Il n’est pas dit que dans les 100 ans qui viennent nul ne visera les centrales françaises qui sont des cibles de choix. Terroristes ou états voyous le danger est réel et pour l’éviter : il suffit de sortir du nucléaire pour protéger notre territoire et ne pas se mettre à la merci du premier dictateur venu.

 

Le coût économique exorbitant du nucléaire

L’État a besoin de plus de 50 millions d’euros pour financer les nouveaux EPR2, prix d’aujourd’hui alors qu’ils n’existent que sur papier. Nul ne peut prévoir la dérive des coûts mais ce qui est sûr c’est que le kWh nucléaire est d’ores et déjà 2 fois plus coûteux que celui des ENR. On va encore creuser la dette française pour un rêve de technocrate soutenu par des politiciens hors-sol qui niant la réalité du changement climatique se réfugient dans un imaginaire fantasmé d’un nucléaire sans danger et quasi gratuit.

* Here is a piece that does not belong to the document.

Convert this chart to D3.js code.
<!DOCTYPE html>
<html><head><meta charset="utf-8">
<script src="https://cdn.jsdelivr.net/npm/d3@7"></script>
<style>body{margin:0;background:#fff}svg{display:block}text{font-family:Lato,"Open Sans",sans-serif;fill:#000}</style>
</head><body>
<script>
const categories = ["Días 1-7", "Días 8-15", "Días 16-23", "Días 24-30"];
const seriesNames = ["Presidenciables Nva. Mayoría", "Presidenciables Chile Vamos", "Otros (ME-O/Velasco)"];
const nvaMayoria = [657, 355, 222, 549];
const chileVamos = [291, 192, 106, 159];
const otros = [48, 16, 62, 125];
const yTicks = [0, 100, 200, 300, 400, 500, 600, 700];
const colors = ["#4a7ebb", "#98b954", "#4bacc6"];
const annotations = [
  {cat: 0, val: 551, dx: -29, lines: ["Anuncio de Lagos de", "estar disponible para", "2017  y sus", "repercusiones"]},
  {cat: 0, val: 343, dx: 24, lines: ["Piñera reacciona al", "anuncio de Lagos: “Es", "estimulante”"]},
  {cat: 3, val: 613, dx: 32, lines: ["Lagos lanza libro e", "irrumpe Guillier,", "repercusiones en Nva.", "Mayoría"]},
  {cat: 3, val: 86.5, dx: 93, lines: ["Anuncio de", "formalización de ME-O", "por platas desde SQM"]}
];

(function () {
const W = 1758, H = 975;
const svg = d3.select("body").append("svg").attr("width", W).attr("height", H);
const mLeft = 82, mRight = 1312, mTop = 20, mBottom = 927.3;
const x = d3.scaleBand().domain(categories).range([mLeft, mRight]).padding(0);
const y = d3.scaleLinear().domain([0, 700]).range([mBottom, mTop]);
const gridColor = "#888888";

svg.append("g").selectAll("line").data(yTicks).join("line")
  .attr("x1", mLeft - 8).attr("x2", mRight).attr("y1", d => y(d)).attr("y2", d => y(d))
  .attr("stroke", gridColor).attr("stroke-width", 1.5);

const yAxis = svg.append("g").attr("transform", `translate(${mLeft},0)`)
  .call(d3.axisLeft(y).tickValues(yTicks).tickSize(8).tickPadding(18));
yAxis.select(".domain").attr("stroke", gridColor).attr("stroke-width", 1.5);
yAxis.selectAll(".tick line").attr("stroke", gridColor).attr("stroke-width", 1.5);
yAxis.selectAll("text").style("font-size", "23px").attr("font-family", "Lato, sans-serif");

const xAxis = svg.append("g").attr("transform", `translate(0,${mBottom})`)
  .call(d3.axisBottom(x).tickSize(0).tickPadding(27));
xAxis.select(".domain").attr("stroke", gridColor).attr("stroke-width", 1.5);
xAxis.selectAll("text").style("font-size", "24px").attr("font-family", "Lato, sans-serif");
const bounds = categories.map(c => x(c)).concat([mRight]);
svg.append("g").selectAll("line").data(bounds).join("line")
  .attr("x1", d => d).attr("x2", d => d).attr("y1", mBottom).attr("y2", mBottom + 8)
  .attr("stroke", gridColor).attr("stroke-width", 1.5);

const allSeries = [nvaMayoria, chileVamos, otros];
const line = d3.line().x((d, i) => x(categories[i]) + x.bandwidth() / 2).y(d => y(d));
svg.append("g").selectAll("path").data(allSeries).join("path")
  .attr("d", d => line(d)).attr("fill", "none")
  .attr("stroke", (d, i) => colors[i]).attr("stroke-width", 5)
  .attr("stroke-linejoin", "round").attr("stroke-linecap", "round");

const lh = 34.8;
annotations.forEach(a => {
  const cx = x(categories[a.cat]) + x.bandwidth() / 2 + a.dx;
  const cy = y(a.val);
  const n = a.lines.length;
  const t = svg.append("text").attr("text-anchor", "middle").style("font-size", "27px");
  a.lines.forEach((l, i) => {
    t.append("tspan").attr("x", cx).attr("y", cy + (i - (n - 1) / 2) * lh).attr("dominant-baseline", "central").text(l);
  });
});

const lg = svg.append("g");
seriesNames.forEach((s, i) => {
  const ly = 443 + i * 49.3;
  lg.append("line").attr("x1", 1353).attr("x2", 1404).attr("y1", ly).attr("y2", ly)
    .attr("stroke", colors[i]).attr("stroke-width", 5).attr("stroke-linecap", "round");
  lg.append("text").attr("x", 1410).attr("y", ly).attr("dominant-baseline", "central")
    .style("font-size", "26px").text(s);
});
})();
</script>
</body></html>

Certes ils ont gardé une âme d’enfant mais ils pourraient aussi s’intéresser au sort des français présent et futur.

 

La fuite en avant des politiques

Faute d’avoir su prévoir (pourtant gouverner c’est prévoir) les politiques au pouvoir ont abandonné l’idée d’une politique énergétique, laissant l’Europe mettre en place son marché unique dont les conséquences se font sentir aujourd’hui. E n catastrophe, ils se replient vers une solution qu’ils pensent sans risques pour leur carrière : d’ici que les centrales soient bâties ils seront à la retraite (et ils bénéficieront de leur s régimes spéciaux auxquels ils se sont bien gardés de toucher).

Après Fukushima, qui a démontré que l’accident nucléaire était possible dans un pays doté d’une industrie nucléaire puissante. Avec la rationalité économique qui se situe du côté des énergies renouvelables, on ne pensait pas possible ce retour en grâce du nucléaire. Reconnaissons que nous avons sous-estimé la puissance de ce lobby sortant de toute logique, racontant tout et n’importe quoi sans être jamais contredit et la veulerie des politiques (en particulier euréliens) qui se raccrochent à n’importe quel discours qui leur évitent de travailler sérieusement les dossiers et de s’attaquer à la transition écologique.